Distopya olarak adlandırılan kitaplar arasında en kolay anlaşılan ve kolay okunan bir kitap oldu benim için.

İşte Alıntılar:
“Ne düşündüğümü söylememi ister misin, Söyle, Sonradan kör olmadığımızı düşünüyorum, biz zaten kördük, Gören körler mi, Gördüğü halde görmeyen körler.”
"Tam anlamıyla insan gibi yaşayamıyorsak, en azından tam anlamıyla hayvan gibi yaşamamak için elimizden geleni yapalım."
"Ne düşündüğümü söylememi ister misin,Söyle,Sonradan kör olmadığımızı düşünüyorum,biz zaten kördük,Gören körler mi,Gördüğü halde görmeyen körler."
"... ama dünya öyle kurulmuştu ki, gerçeğin ortaya çıkması için çoğu kez önce yalanlarla maskelenmesi gerekiyordu. "
"Haklısınız, gözlerimiz görmemeye başlamazdan önce bizler zaten kör olmuştuk, korku bizi kör etmişti, aynı korku yüzünden körlüğümüz sürüp gidecek, ..."
“Ve ağlama yeteneğimizin olması bizim için şanstır, gözyaşları çoğu kez bizi huzura kavuşturur.”
"Kurbanın kendi celladı üzerinde hiçbir hakkı yoksa adalet yok demektir."
"Zorunluluklar insana mucizeler yarattırır."
"Düşünebiliyor musun, bu merdivenleri vaktiyle gözüm kapalı inip çıkabilirdim, kalıp halinde kullandığımız cümleler böyledir işte, duygularımızla meydana gelen ince farklılıkları dikkate almaz, bu cümle örneğin, gözleri kapalı olmak ile kör olmak arasındaki farka aldırmıyor."

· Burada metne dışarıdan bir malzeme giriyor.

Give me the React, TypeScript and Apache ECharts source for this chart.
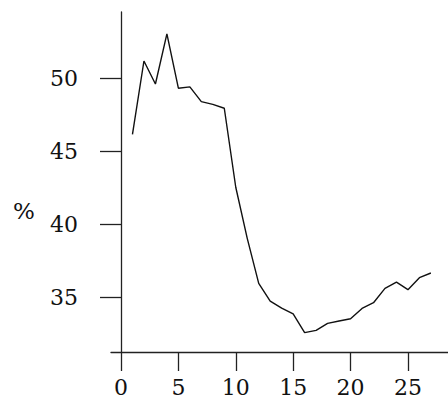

"Hatta körlerin içinde yaşadığı karanlığın sonuçta sadece ışığın yokluğu anlamına geldiğini, körlük dediğimiz şeyin, nesnelerin ve varlıkların görünüşünü örtmekle sınırlı kalıp, onları bu kara perdenin ardında el değmemiş bırakan bir şey olduğunu  da düşünmüştü zaman zaman."